― 木に残る実が、家の願いをつなぐ ―
| 分類 | ミカン科ミカン属(Citrus aurantium var. daidai) |
| 和名 | ダイダイ(橙) |
| 英名 | Bitter orange / Seville orange |
| 分布 | 日本(紀伊半島・四国・九州の沿岸)/原産:中国南部〜インドシナ半島 |
| 樹高 | 3〜5m(常緑小高木) |
| 果実径 | 6〜8cm |
| 旬 | 12月〜2月(翌年まで樹上に残る) |
| 特徴 | 果皮厚く酸味強い。果実が翌年まで落ちずに残る性質から「代々=続く」と名づけられた。 |
| 主産地 | 和歌山県・静岡県・愛媛県など |
| 食用部位 | 果皮・果汁(ポン酢・マーマレード・薬用) |
| 文化的利用 | 正月飾り・神事・縁起物。
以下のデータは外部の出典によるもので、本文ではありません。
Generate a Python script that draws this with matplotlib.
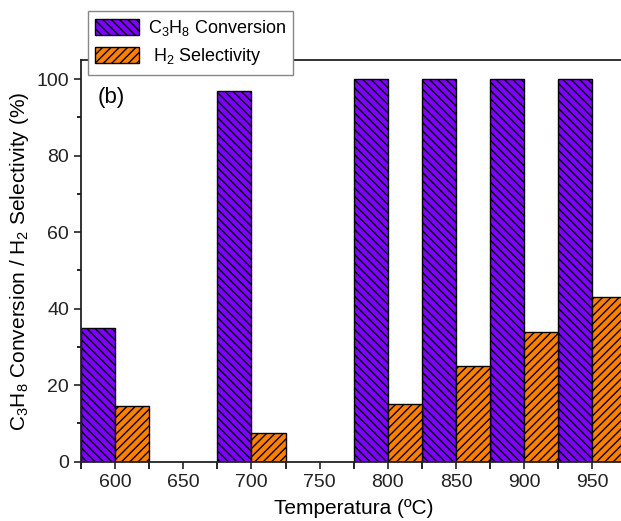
import matplotlib
matplotlib.use("Agg")
import matplotlib.pyplot as plt
from matplotlib.ticker import MultipleLocator

# temperatures (ºC) and measured values (%)
temps = [600, 700, 800, 850, 900, 950]
conversion = [35, 97, 100, 100, 100, 100]
selectivity = [14.5, 7.5, 15, 25, 34, 43]
xticks = [600, 650, 700, 750, 800, 850, 900, 950]

plt.rcParams['font.family'] = ['Liberation Sans', 'DejaVu Sans']
plt.rcParams['mathtext.fontset'] = 'custom'
plt.rcParams['mathtext.rm'] = 'Liberation Sans'
plt.rcParams['mathtext.it'] = 'Liberation Sans'
plt.rcParams['hatch.linewidth'] = 1.0

fig = plt.figure(figsize=(6.21, 5.21), dpi=100)
ax = fig.add_axes([0.1304, 0.1138, 0.8786, 0.771])

w = 25
ax.bar([t - w / 2 for t in temps], conversion, width=w, color='#7F00FF',
       edgecolor='black', linewidth=1.0, hatch='\\\\\\\\',
       label=r'C$_3$H$_8$ Conversion')
ax.bar([t + w / 2 for t in temps], selectivity, width=w, color='#FF8000',
       edgecolor='black', linewidth=1.0, hatch='////',
       label=r' H$_2$ Selectivity')

ax.set_xlim(575, 975)
ax.set_ylim(0, 105)
ax.set_xticks(xticks)
ax.xaxis.set_minor_locator(MultipleLocator(25))
ax.yaxis.set_major_locator(MultipleLocator(20))
ax.yaxis.set_minor_locator(MultipleLocator(10))
ax.tick_params(which='major', direction='out', length=5, width=1.2,
               labelsize=14, colors='#222222')
ax.tick_params(which='minor', direction='out', length=3, width=1.2)
ax.tick_params(axis='x', which='minor', length=5)
for s in ax.spines.values():
    s.set_linewidth(1.3)
    s.set_color('#222222')

ax.set_xlabel('Temperatura (ºC)', fontsize=15, labelpad=6)
ax.set_ylabel(r'C$_3$H$_8$ Conversion / H$_2$ Selectivity (%)', fontsize=15,
              labelpad=4)
ax.text(597, 95.3, '(b)', fontsize=16, ha='center', va='center')

leg = fig.legend(loc='upper left', bbox_to_anchor=(88 / 621, 1 - 11 / 521),
                 fontsize=13, frameon=True, fancybox=False, framealpha=1,
                 edgecolor='#888888', handlelength=2.4, handleheight=1.0,
                 borderpad=0.4, labelspacing=0.45, handletextpad=0.5,
                 borderaxespad=0)
leg.get_frame().set_linewidth(1.0)

fig.savefig('out.png', dpi=100)
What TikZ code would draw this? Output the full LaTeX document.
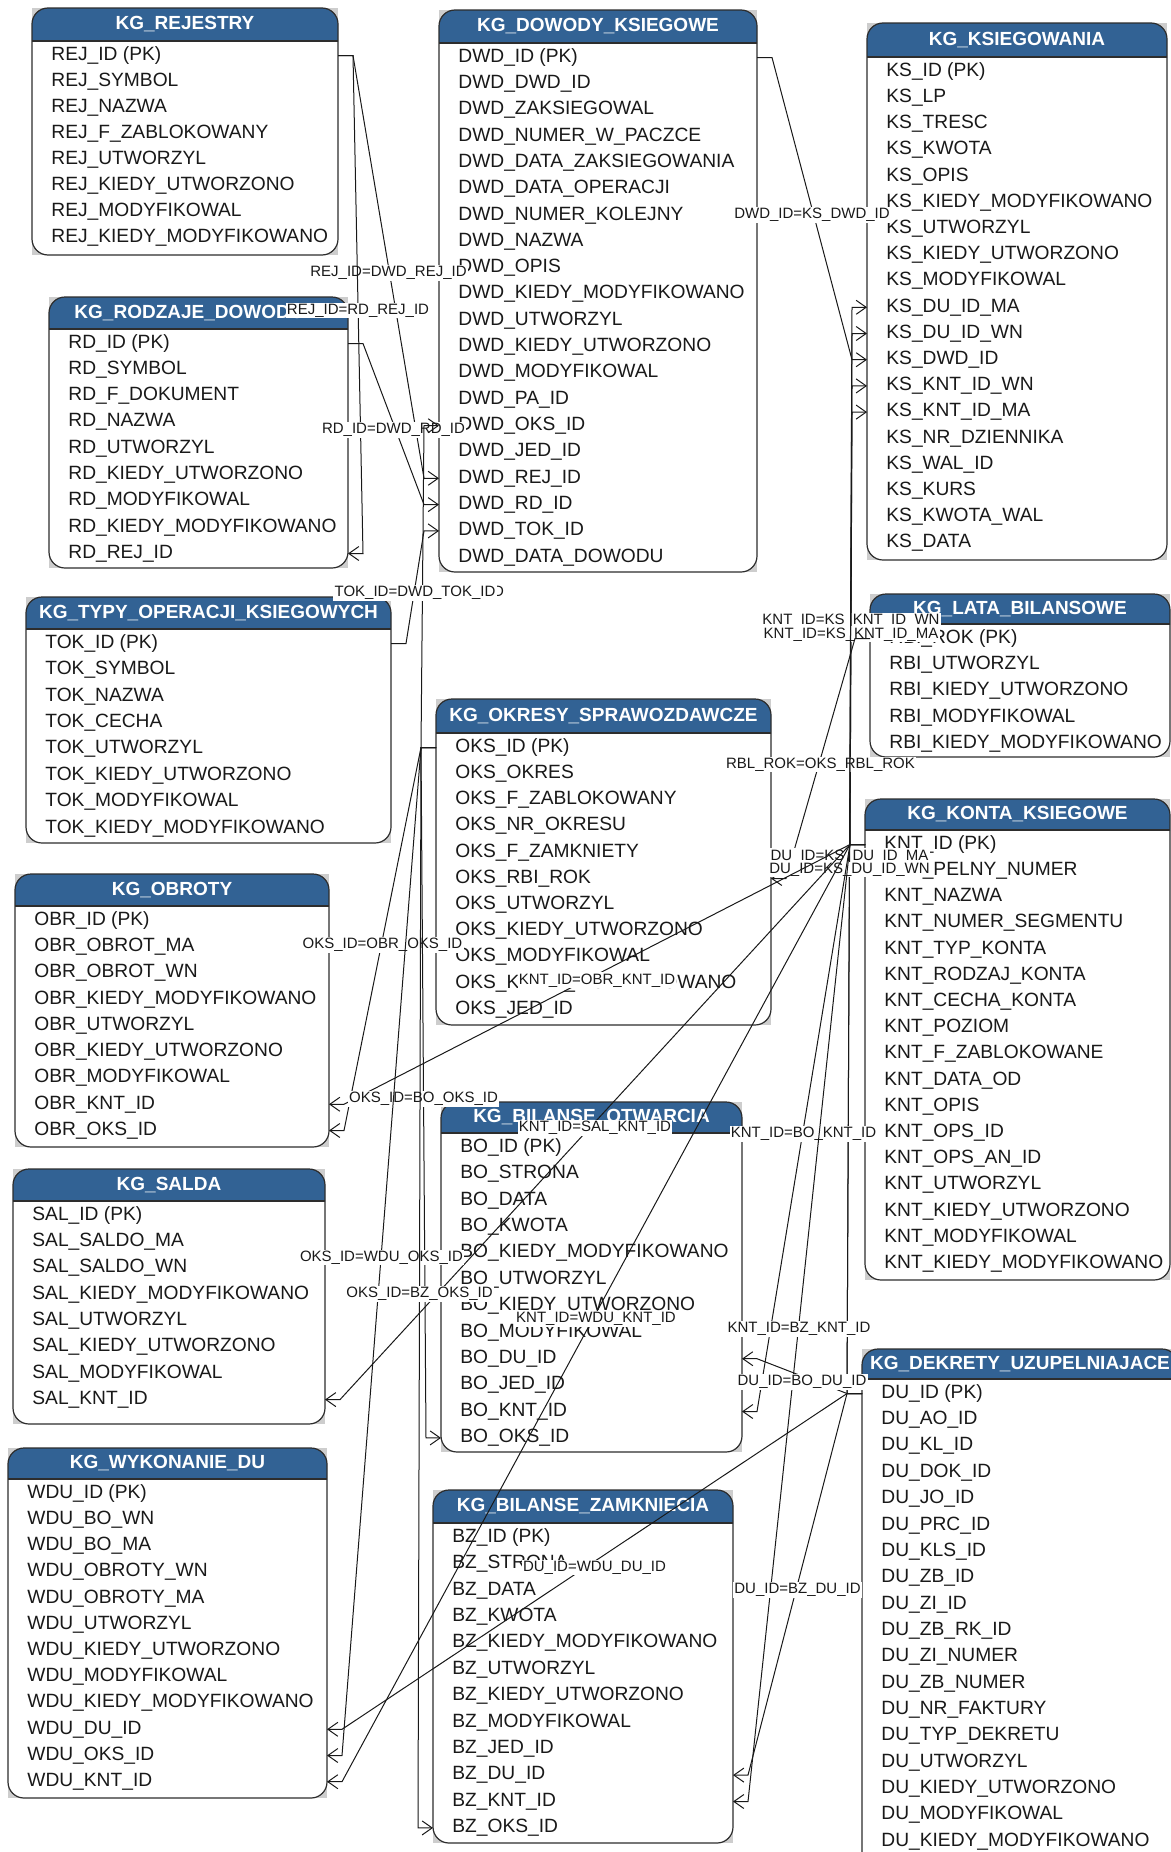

家庭や神社に飾られ「家の繁栄・子孫の継承」を象徴する。 |
🍊目次
🌿 起源と分布 ― 古くからの渡来柑橘
ダイダイは、中国南部から渡来した古い柑橘で、 奈良〜平安時代にはすでに日本で栽培されていた記録がある。 主に暖かい沿岸部で育ち、冷え込みに弱い。 古くから庭木としても植えられ、香りの強い果皮は薬や香料にも使われた。
🍊 果実の特徴 ― 落ちない実のしくみ
果皮は厚く硬く、果汁は酸味が強い。 冬を越えても落果せず、枝についたまま色が淡くなっていく。 この“越年果”の性質が他の柑橘と異なる特徴で、 春になっても木に実が残る姿は「命の継続」を思わせる。 果皮には香気成分リモネンが豊富で、 乾燥させて薬用やアロマにも用いられる。
🏠 縁起と名前 ― 「代々」に込められた意味
「代々」は、“代を重ねる”“家が続く”を意味する。 落ちずに枝に残る実が、家族の繁栄や長寿を象徴すると考えられた。 その名が「橙(だいだい)」となり、 いつしか正月の鏡餅の上に飾られる果実となった。 自然の生理現象が、やがて言葉と祈りを生んだ例である。
🥢 暮らしと文化 ― 正月飾りへの道
冬、家の軒先に吊るされた橙は、年を越して春を迎える。 新しい果実が実る頃にも古い実が残るため、 「命が絶えずつながる」と信じられてきた。 食用よりも象徴としての意味が強く、 日本の正月文化に深く根づいている。 この果実をもって、ミカンの章は“暮らしと信仰”の世界へ移っていく。
✒️ 詩的一行
春を待ちながら、枝に残る実が家を見守っている。